What I have said or written of your public conduct or writings has been dictated solely by a sense of public duty, and has never, I feel confident, exceeded the bounds of legitimate criticism, in view of all attendant circumstances. What has been written of you in the columns of the Globe newspaper, so far as I have observed, has been always restrained within the limits of fair criticism toward one holding a position of public trust.
As to your personal attacks on myself—those who pursue the fearless course as a politician and public journalist that I have done for a quarter of a century, cannot expect to escape abuse and misrepresentation; and assuredly your assaults have never affected my course toward you in the slightest degree. Your series of letters printed in the Leader newspaper some years ago, were not, I am told, conceived in a very Christian spirit, but I was ill at the time they were published, and have never read them. Your dragging my name into your controversy with the Messrs. Campbell—on a matter with which I had no personal concern whatever—was one of those devices unhappily too often resorted to in political squabbles to be capable of exciting more than momentary indignation.

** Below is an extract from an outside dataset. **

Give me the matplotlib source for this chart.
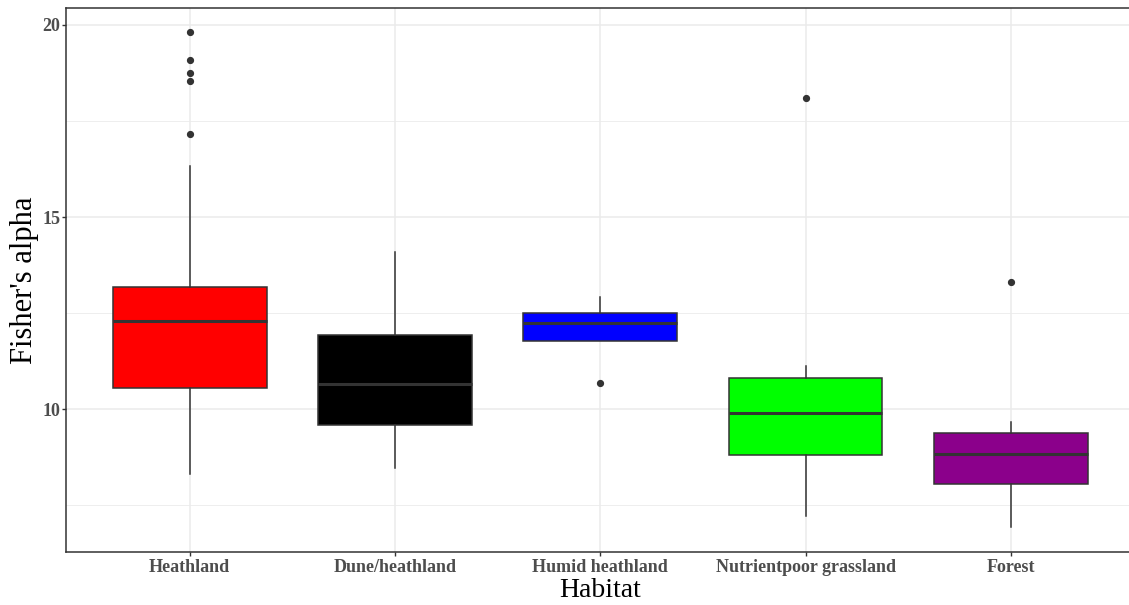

The following letter from Dr. Ryerson to Mr. Brown, dated Toronto, April 13th, closed the correspondence:—Your note of the 24th ult., did not reach me until Saturday evening—night before last.
I wrote my note of that date with the view of forgetting, rather than reviving, the recollection of past discussions.
I never objected to the severest criticisms of my "public conduct or writings." My remarks had sole reference to your "personal attacks" and "assaults," made over your own name, and involving all that was dear to me as a man, and a father, and a Christian—"personal attacks" and "assaults" to which my letters in the Leader referred to by you, and which you had engaged to insert in the Globe, but afterwards refused, were a reply; in the course of which I convicted you not only of many misstatements, but of seven distinct forgeries—you, by additions, professing to quote from me in seven instances the very reverse of what I had written, and your having done all this to sustain "personal attacks" and "assaults" upon me.
Besides this, on at least two subsequent occasions, you charged me with what involved an imputation of dishonesty; and when I transmitted to you copies of official correspondence relating to the subject of your allegations, and refuting them, you refused to insert it in the Globe, and left your false accusations unretracted to this day.
It was to such "personal attacks" and "assaults" on your part against me, and not to any legitimate criticisms upon my "public conduct or writings," that I referred in my letter of the 24th ult.
I admit the general fairness of the Globe towards me during the last few months; but that does not alter the character of your former "personal attacks" and "assaults" upon me, and to which alone what you call my "personal attacks" and "assaults" upon you were but defensive replies and rejoinders.
I certainly have no reason to be dissatisfied with the results of such "personal attacks" and replies, notwithstanding your great advantage in having a powerful press at your disposal; and I am prepared for the future, as I have been for the past, though I wish, if possible, to live peaceably with all men.